President Donald Trump warned Iran not to restart its nuclear program as French President Emmanuel Macron urged him to remain in the international agreement curbing the Islamic Republic’s atomic efforts.
Trump made his differences with Macron clear from the outset of a state visit on Tuesday, beginning an Oval Office meeting by saying the Iran deal was “insane, ridiculous, should never have been made.”
The US president also threatened Iran if it resumes its nuclear programme, even if the international accord collapses and US sanctions are re-enacted. “If they restart their nuclear programme, they’re going to have bigger problems than ever before,” Trump said. Macron’s office later issued a statement characterising Trump’s remarks as “‘the expression of strong positions.”
“We knew the topic was sensitive and was among the priorities of this state visit,” the statement said. It added that France would defend its and Europe’s positions on the Iran nuclear agreement, “which are — we believe — not incompatible with the US concerns.”
Trump plans to announce by a May 12 deadline whether or not the US will remain in the multi-nation Iran nuclear deal reached in 2015. If the US withdraws, Iran could accelerate its nuclear programme or consider actions such as leaving the nuclear Non-Proliferation Treaty. European leaders including Macron are seeking to convince Trump the world is safer with the deal than without it.
After meeting with Macron, Trump said the two leaders “really had some substantive talks on Iran, maybe more than anything else.”
The State Department has been negotiating with European allies on side agreements to the Iran deal that could address the Islamic Republic’s ballistic missile programme and its involvement in regional conflicts in Syria and Yemen. Iran has not indicated that it would sign onto any such agreement, however.
“We’re looking forward to doing something but it has to be done, and it has to be done strongly, and they’ve very much been butchers and we can’t allow that to happen,” Trump said of the nuclear agreement and Iran. “So we understand each other and we’ll see how that comes out. And we could have at least an agreement among ourselves fairly quickly. I think we’re fairly close to understanding each other.”
No European leader has a better relationship with the president, and Macron hopes to tap that goodwill to persuade Trump not to abandon an international agreement to curb Iran’s nuclear programme. He wasn’t able to keep the US president from backing out of the Paris climate accord, but has nonetheless urged Trump to stick to American commitments to reduce carbon pollution.
Macron urged the president to consider the nuclear deal “in a wider regional context,” including the situation in Syria, where the US, France and the UK recently launched a joint strike to retaliate against the regime’s use of chemical weapons on rebels.
“We have a common objective,” Macron said. “We want to make sure there’s no escalation and no nuclear proliferation in the region. We now need to find the right path forward.”
Macron, German Chancellor Angela Merkel and UK Prime Minister Theresa May have spent months coordinating with one another on the potential side agreements, which they hope will convince Trump to remain part of the agreement.

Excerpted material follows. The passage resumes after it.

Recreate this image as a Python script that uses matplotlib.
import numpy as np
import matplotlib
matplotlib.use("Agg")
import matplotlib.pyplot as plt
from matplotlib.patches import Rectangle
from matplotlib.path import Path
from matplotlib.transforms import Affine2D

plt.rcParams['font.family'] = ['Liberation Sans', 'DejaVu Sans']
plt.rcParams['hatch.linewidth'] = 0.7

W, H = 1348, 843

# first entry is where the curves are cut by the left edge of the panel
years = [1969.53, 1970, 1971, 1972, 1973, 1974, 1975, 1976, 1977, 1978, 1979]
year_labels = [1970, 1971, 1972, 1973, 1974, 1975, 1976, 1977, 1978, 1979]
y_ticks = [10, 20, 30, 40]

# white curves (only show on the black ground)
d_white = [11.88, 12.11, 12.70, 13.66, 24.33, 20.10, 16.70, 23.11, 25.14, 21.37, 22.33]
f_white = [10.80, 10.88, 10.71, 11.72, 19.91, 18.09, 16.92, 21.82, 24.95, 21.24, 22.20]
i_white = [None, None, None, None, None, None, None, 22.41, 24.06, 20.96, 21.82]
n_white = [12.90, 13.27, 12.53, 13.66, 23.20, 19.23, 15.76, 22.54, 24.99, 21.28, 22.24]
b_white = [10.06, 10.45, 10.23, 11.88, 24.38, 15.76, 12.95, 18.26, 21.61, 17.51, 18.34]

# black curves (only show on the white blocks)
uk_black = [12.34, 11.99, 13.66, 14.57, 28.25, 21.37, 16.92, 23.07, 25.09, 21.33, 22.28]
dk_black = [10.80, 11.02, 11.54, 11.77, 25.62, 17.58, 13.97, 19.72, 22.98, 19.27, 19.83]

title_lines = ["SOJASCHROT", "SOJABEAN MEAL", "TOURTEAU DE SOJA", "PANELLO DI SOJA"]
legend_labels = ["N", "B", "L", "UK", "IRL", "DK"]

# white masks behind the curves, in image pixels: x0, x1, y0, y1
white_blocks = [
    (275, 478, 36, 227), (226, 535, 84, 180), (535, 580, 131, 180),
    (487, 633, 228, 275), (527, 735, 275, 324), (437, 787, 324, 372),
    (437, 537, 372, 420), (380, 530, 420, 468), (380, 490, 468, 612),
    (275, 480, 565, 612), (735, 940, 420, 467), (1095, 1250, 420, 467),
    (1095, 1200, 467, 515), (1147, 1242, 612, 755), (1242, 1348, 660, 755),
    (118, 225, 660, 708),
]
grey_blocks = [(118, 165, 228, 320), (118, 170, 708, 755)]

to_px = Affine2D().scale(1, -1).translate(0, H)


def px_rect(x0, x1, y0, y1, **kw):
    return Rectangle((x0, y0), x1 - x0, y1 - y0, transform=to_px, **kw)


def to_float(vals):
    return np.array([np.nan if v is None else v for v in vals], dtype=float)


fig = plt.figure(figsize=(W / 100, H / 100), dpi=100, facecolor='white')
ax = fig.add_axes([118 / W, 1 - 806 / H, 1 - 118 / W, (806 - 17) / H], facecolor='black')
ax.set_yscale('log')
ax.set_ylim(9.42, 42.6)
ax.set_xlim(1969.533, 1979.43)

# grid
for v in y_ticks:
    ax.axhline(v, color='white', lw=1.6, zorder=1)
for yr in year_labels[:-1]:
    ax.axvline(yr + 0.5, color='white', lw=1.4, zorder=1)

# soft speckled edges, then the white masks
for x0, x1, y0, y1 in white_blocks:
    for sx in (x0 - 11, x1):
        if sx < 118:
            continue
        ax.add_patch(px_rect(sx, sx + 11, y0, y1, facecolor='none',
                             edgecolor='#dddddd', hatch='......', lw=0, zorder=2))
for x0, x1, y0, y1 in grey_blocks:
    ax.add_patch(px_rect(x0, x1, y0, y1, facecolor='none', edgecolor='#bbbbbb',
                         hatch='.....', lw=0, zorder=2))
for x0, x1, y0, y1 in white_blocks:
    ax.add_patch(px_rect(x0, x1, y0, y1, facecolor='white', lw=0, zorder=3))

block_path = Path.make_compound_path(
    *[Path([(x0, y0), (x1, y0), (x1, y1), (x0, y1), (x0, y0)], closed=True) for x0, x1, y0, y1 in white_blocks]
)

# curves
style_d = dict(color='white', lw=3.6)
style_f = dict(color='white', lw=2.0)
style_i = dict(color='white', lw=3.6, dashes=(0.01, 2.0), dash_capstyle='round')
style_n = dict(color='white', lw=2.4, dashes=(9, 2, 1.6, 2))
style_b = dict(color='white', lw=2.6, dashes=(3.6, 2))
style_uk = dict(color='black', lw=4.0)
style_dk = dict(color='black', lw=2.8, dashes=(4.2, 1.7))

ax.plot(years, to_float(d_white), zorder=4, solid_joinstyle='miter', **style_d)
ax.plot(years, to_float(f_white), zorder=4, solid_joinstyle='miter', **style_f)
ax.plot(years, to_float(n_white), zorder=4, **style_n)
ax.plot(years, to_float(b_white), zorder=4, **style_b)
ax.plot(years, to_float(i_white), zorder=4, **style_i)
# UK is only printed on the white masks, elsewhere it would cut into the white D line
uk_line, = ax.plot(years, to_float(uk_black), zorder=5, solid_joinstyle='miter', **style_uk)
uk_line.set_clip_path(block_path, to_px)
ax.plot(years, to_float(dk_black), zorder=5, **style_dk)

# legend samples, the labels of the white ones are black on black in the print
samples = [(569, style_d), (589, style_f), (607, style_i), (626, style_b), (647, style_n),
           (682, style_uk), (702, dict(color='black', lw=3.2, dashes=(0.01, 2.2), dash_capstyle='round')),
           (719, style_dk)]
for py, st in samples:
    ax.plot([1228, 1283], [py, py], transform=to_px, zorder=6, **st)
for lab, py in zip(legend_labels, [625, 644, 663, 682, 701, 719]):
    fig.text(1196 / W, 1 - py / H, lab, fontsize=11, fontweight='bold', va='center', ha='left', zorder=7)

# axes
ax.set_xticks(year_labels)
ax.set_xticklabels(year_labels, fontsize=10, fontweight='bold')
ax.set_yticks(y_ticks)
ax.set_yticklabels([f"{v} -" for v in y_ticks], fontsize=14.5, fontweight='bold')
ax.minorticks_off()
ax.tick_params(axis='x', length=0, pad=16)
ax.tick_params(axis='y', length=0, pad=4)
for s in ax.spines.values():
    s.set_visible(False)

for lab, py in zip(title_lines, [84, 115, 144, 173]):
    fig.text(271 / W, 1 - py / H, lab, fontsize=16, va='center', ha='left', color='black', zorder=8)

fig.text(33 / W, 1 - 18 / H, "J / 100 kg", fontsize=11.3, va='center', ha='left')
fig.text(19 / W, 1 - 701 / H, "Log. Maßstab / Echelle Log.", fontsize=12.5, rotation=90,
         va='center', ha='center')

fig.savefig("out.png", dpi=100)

Macron took the occasion to urge Trump to maintain past US commitments to joint action with allies.
“It is together that we can resist the rise of aggressive nationalisms that deny our history and divide the world,” Macron said. “It is together that we will build a new, strong multilateralism that defends pluralism and democracy in the face of ill winds.” “We do not always agree on the solutions,” Macron said of climate change. “But it is also where the fate of our children is at stake.”